If you haven’t noticed yet, the keyword here is acknowledge. To move from hot emotions to cool, zen-like calm emotions, you need to acknowledge how you feel, be honest with yourself, and then default your thought process to the logic-self.

Hot emotions are useful in many cases, but like moving away from motivation to habit, hot emotions are not what you should depend on to become disciplined. It’s because the seemingly positive, sometimes overreacting emotions come from the exact same source of resistance that finds a thousand excuses to distract you: the emotional brain.

The truth is, you can’t control how you feel at any moment in most cases, but you can choose your reaction. Instead of letting your emotions drag your around, acknowledge them, and make the right choice by using the logical brain.

Optimization: from easy to hard

Optimization always means to make things easier and to get them done as fast as possible with the least effort as possible. It’s always been this way; smart home system, self-driving cars, productivity life hacks, and more.

While doing so, we need to avoid falling into the trap of over-optimization. This can lead us to start dwelling on the small stuff that doesn’t make any impact. The goal of making things simpler and easier is not about doing less, it’s about eliminating the inessential things so you can focus only on things that matter.

Highly disciplined people make many areas of their life simpler and easier, but they then intentionally optimize — to make it harder — for what they’re trying to improve on.

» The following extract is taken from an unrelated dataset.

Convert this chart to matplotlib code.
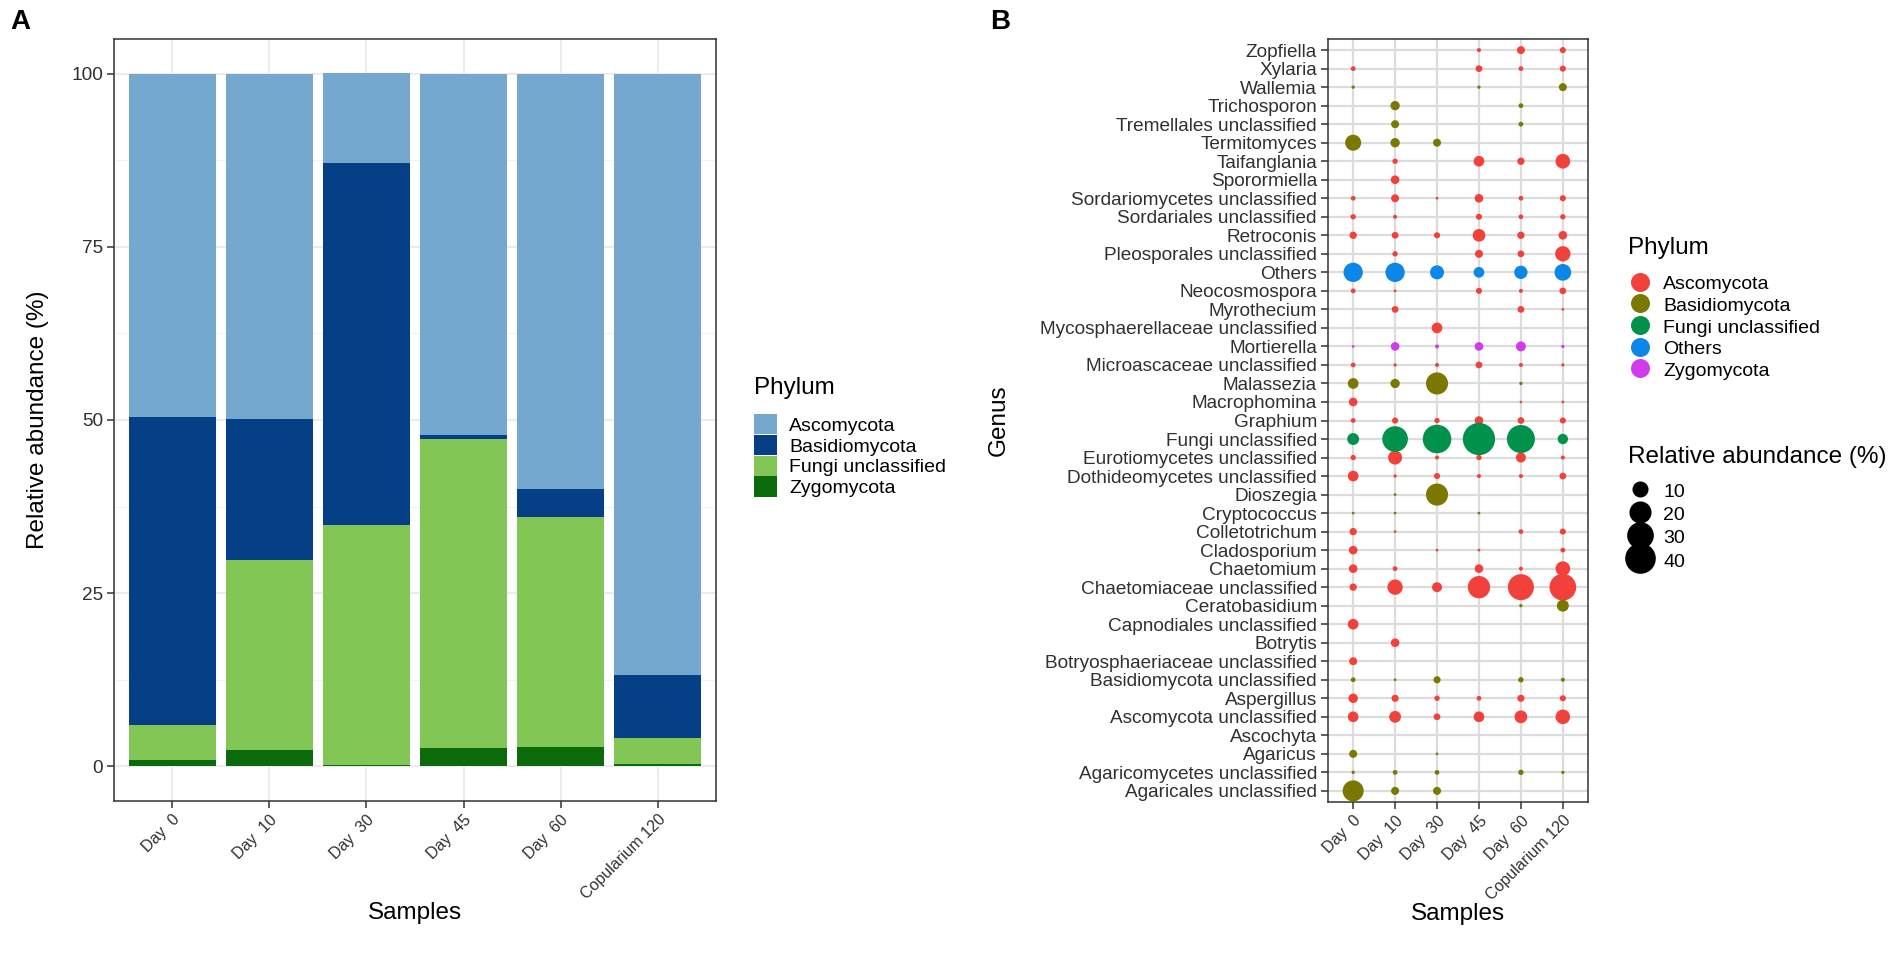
import numpy as np
import matplotlib.pyplot as plt
from matplotlib.patches import Patch
from matplotlib.lines import Line2D

plt.rcParams['font.family'] = ['Liberation Sans', 'DejaVu Sans']

W, H, DPI = 1904, 967, 100

samples = ["Day  0", "Day  10", "Day  30", "Day  45", "Day  60", "Copularium 120"]

# panel A: relative abundance per phylum (%)
zygomycota = [0.9, 2.3, 0.25, 2.6, 2.8, 0.35]
fungi_unclassified = [5.1, 27.5, 34.6, 44.7, 33.2, 3.7]
basidiomycota = [44.5, 20.4, 52.2, 0.55, 4.0, 9.1]
ascomycota = [49.5, 49.8, 13.0, 52.15, 60.0, 86.85]

# panel B: genus level, listed top to bottom
genera = [
    "Zopfiella", "Xylaria", "Wallemia", "Trichosporon", "Tremellales unclassified",
    "Termitomyces", "Taifanglania", "Sporormiella", "Sordariomycetes unclassified",
    "Sordariales unclassified", "Retroconis", "Pleosporales unclassified", "Others",
    "Neocosmospora", "Myrothecium", "Mycosphaerellaceae unclassified", "Mortierella",
    "Microascaceae unclassified", "Malassezia", "Macrophomina", "Graphium",
    "Fungi unclassified", "Eurotiomycetes unclassified", "Dothideomycetes unclassified",
    "Dioszegia", "Cryptococcus", "Colletotrichum", "Cladosporium", "Chaetomium",
    "Chaetomiaceae unclassified", "Ceratobasidium", "Capnodiales unclassified",
    "Botrytis", "Botryosphaeriaceae unclassified", "Basidiomycota unclassified",
    "Aspergillus", "Ascomycota unclassified", "Ascochyta", "Agaricus",
    "Agaricomycetes unclassified", "Agaricales unclassified",
]
genus_phylum = [
    "Ascomycota", "Ascomycota", "Basidiomycota", "Basidiomycota", "Basidiomycota",
    "Basidiomycota", "Ascomycota", "Ascomycota", "Ascomycota",
    "Ascomycota", "Ascomycota", "Ascomycota", "Others",
    "Ascomycota", "Ascomycota", "Ascomycota", "Zygomycota",
    "Ascomycota", "Basidiomycota", "Ascomycota", "Ascomycota",
    "Fungi unclassified", "Ascomycota", "Ascomycota",
    "Basidiomycota", "Basidiomycota", "Ascomycota", "Ascomycota", "Ascomycota",
    "Ascomycota", "Basidiomycota", "Ascomycota",
    "Ascomycota", "Ascomycota", "Basidiomycota",
    "Ascomycota", "Ascomycota", "Ascomycota", "Basidiomycota",
    "Basidiomycota", "Basidiomycota",
]
# columns: Day 0, Day 10, Day 30, Day 45, Day 60, Copularium 120
abundance = [
    [0, 0, 0, 0.3, 2.0, 1.0],
    [0.5, 0, 0, 1.3, 0.5, 1.0],
    [0.15, 0, 0, 0.15, 0, 2.0],
    [0, 2.9, 0, 0, 0.5, 0],
    [0, 2.0, 0, 0, 0.5, 0],
    [10.0, 2.9, 2.0, 0, 0, 0],
    [0, 0.7, 0, 4.0, 1.6, 8.2],
    [0, 2.4, 0, 0, 0, 0],
    [0.5, 2.0, 0.07, 2.4, 0.5, 1.0],
    [0.7, 0.3, 0, 1.0, 0.5, 0.7],
    [1.6, 1.3, 1.0, 5.9, 1.6, 2.4],
    [0, 0.7, 0, 2.0, 1.3, 9.0],
    [15.0, 15.0, 7.4, 4.0, 6.6, 10.9],
    [0.5, 0.07, 0, 1.0, 0.3, 1.3],
    [0, 1.3, 0, 0, 1.3, 0.07],
    [0, 0, 4.0, 0, 0, 0],
    [0.07, 2.4, 0.3, 2.4, 3.4, 0.15],
    [0.5, 0.15, 0.3, 1.3, 0.3, 0.15],
    [4.0, 2.9, 20.0, 0, 0.15, 0],
    [2.4, 0, 0, 0, 0.05, 0.07],
    [0.5, 1.0, 0.7, 2.4, 1.3, 1.0],
    [5.1, 27.5, 34.6, 44.7, 33.2, 3.7],
    [0.7, 7.4, 0.3, 0.7, 3.4, 0.3],
    [4.0, 0.15, 1.0, 0.3, 0.3, 1.3],
    [0, 0.07, 20.0, 0, 0, 0],
    [0.07, 0.07, 0, 0.07, 0, 0],
    [1.6, 0.07, 0, 0, 0.5, 1.0],
    [2.4, 0, 0.07, 0.07, 0, 0.5],
    [2.4, 0.5, 0, 2.4, 0.3, 8.2],
    [1.6, 9.0, 3.4, 20.5, 28.4, 30.0],
    [0, 0, 0, 0, 0.15, 5.2],
    [4.0, 0, 0, 0, 0, 0],
    [0, 2.4, 0, 0, 0, 0],
    [2.0, 0, 0, 0, 0, 0],
    [0.5, 0.07, 1.5, 0, 0.7, 0.3],
    [3.0, 1.5, 0.7, 0.5, 1.5, 1.0],
    [4.0, 5.0, 1.3, 4.0, 6.0, 8.0],
    [0, 0, 0, 0, 0, 0],
    [2.0, 0, 0.07, 0, 0, 0],
    [0.15, 0.5, 0.5, 0, 0.7, 0.15],
    [18.0, 2.0, 2.0, 0, 0, 0],
]
size_breaks = [10, 20, 30, 40]

bar_colors = {"Ascomycota": "#75A8CE", "Basidiomycota": "#053F85",
              "Fungi unclassified": "#82C655", "Zygomycota": "#0B6A0B"}
dot_colors = {"Ascomycota": "#F2413A", "Basidiomycota": "#7A7800",
              "Fungi unclassified": "#00924A", "Others": "#0A87E8",
              "Zygomycota": "#D23BEB"}

TXT = "#303030"
BORDER = "#333333"


def dot_area(v):
    d_px = 1.5 + 4.6 * np.sqrt(np.asarray(v, dtype=float))
    return (d_px * 72 / DPI) ** 2


def px_axes(fig, l, t, r, b):
    return fig.add_axes([l / W, 1 - b / H, (r - l) / W, (b - t) / H])


def style_axes(ax):
    for sp in ax.spines.values():
        sp.set_color(BORDER)
        sp.set_linewidth(1.1)
    ax.tick_params(axis="both", length=5, width=1.1, color=BORDER,
                   labelcolor=TXT, labelsize=13.7, pad=3)
    ax.tick_params(axis="x", labelsize=11.5)
    ax.set_axisbelow(True)


fig = plt.figure(figsize=(W / DPI, H / DPI), dpi=DPI)

# ---------- panel A ----------
axA = px_axes(fig, 114, 39, 716, 801)
x = np.arange(len(samples))
bottom = np.zeros(len(samples))
for name, vals in [("Zygomycota", zygomycota), ("Fungi unclassified", fungi_unclassified),
                   ("Basidiomycota", basidiomycota), ("Ascomycota", ascomycota)]:
    axA.bar(x, vals, 0.9, bottom=bottom, color=bar_colors[name], zorder=2)
    bottom += np.array(vals)
axA.set_xlim(-0.6, len(samples) - 0.4)
axA.set_ylim(-5, 105)
axA.set_yticks([0, 25, 50, 75, 100])
axA.set_yticks([12.5, 37.5, 62.5, 87.5], minor=True)
axA.tick_params(axis="y", which="minor", length=0)
axA.set_xticks(x)
axA.set_xticklabels(samples, rotation=45, ha="right", va="top", rotation_mode="anchor")
style_axes(axA)
axA.grid(True, which="major", color="#EBEBEB", linewidth=1.3)
axA.grid(True, axis="y", which="minor", color="#F2F2F2", linewidth=0.8)
axA.set_xlabel("Samples", fontsize=17.5)
axA.set_ylabel("Relative abundance (%)", fontsize=17.5)
axA.xaxis.set_label_coords(0.5, -0.132)
axA.yaxis.set_label_coords(-0.108, 0.5)

fig.text(754 / W, 1 - 388 / H, "Phylum", fontsize=17.5, ha="left", va="center")
handlesA = [Patch(facecolor=bar_colors[n], edgecolor="none", label=n)
            for n in ["Ascomycota", "Basidiomycota", "Fungi unclassified", "Zygomycota"]]
fig.legend(handles=handlesA, loc="upper left", bbox_to_anchor=(754 / W, 1 - 414 / H),
           frameon=False, fontsize=14, borderpad=0, borderaxespad=0,
           handlelength=1.2, handleheight=1.24, labelspacing=0.0, handletextpad=0.6)

# ---------- panel B ----------
axB = px_axes(fig, 1328, 39, 1588, 802)
n = len(genera)
for phylum, col in dot_colors.items():
    xs, ys, vs = [], [], []
    for i, g in enumerate(genera):
        if genus_phylum[i] != phylum:
            continue
        for j, v in enumerate(abundance[i]):
            if v > 0:
                xs.append(j)
                ys.append(n - 1 - i)
                vs.append(v)
    axB.scatter(xs, ys, s=dot_area(vs), color=col, edgecolors="none", zorder=3)
axB.set_xlim(-0.6, len(samples) - 0.4)
axB.set_ylim(-0.6, n - 0.4)
axB.set_xticks(x)
axB.set_xticklabels(samples, rotation=45, ha="right", va="top", rotation_mode="anchor")
axB.set_yticks(np.arange(n))
axB.set_yticklabels(genera[::-1])
style_axes(axB)
axB.grid(True, color="#DCDCDC", linewidth=1.6)
axB.set_xlabel("Samples", fontsize=17.5)
axB.set_ylabel("Genus", fontsize=17.5)
axB.xaxis.set_label_coords(0.5, -0.132)
axB.yaxis.set_label_coords((1010 - 1328) / 260, 0.5)

fig.text(1628 / W, 1 - 248 / H, "Phylum", fontsize=17.5, ha="left", va="center")
handlesB = [Line2D([], [], linestyle="none", marker="o", markersize=19 * 72 / DPI,
                   markerfacecolor=c, markeredgecolor="none", label=p)
            for p, c in dot_colors.items()]
fig.legend(handles=handlesB, loc="upper left", bbox_to_anchor=(1630 / W, 1 - 274 / H),
           frameon=False, fontsize=14, borderpad=0, borderaxespad=0,
           handlelength=1.0, handleheight=1.0, labelspacing=0.12, handletextpad=0.72)

fig.text(1628 / W, 1 - 457 / H, "Relative abundance (%)", fontsize=17.5,
         ha="left", va="center")
handlesS = [Line2D([], [], linestyle="none", marker="o",
                   markersize=np.sqrt(dot_area(b)), markerfacecolor="black",
                   markeredgecolor="none", label=str(b)) for b in size_breaks]
fig.legend(handles=handlesS, loc="upper left", bbox_to_anchor=(1630 / W, 1 - 480 / H),
           frameon=False, fontsize=14, borderpad=0, borderaxespad=0,
           handlelength=1.0, handleheight=1.3, labelspacing=0.1, handletextpad=0.72)

fig.text(20 / W, 1 - 22 / H, "A", fontsize=20, fontweight="bold", ha="center", va="center")
fig.text(1000 / W, 1 - 22 / H, "B", fontsize=20, fontweight="bold", ha="center", va="center")

fig.savefig("out.png", dpi=DPI)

Athletes take ice baths to recover faster, authors force themselves to write a certain number of words before breakfast, musicians bury their heads for hours to get a single note right.

Imagine what you want to do consistently, and then imagine that you’re doing a 2xs harder version of it. How do you feel about your original routine now? It must be easy. And you will have no problem doing it consistently.

Pushing your limits incrementally doesn’t just help you get better at what you want to do, it also makes the base-level habits and routines easier and less daunting.

  • When you push yourself to run ten miles from time to time, running three miles on a normal day becomes easy in comparison.
  • When you challenge yourself to write 3,000 words for a day every week, writing 1,000 words the other days produces less resistance.
  • When you frequently pick a more challenging song for your guitar practice, the regular practice sessions become effortless.

Just like Bruce Lee had said:

Don’t pray for an easy life, pray for the strength to endure the difficult one.

Highly disciplined people live with it and so should you if you want to develop more self-discipline in your work and life.

Learn from what seems easy to you

You can set priorities and rules. You can develop a strict schedule that tracks your time down to the minute. You can announce your goals on social media in hope of getting motivated by peer pressure (truth: no one cares).

But these tactics only work when you get the fundamental psychology right. So as a recap, here is what you can do if the tactics you’ve read elsewhere have yet to work for you:

  1. Focus on building habits rather than depending on motivation
  2. Act with a zen-like calm mind instead of a cocktail of emotions
  3. Stop optimizing to make things easier instead, make things more challenging for growth.

Here is a relieving truth: you’re already doing these things in some areas of your life without noticing it. For example, it’s easy for me to keep intermittent fasting as a habit with a calm mental state, while at the same time, challenging my body from time to time. But it’s hard for me to do the same when it comes to writing (Yes, I still need to get more disciplined in my writing habits).

Observe your routines and think about how you already implement these three mental shifts in other areas of your life. How did that make you feel? And then think about how you can do the same in the areas of your life that you care the most about.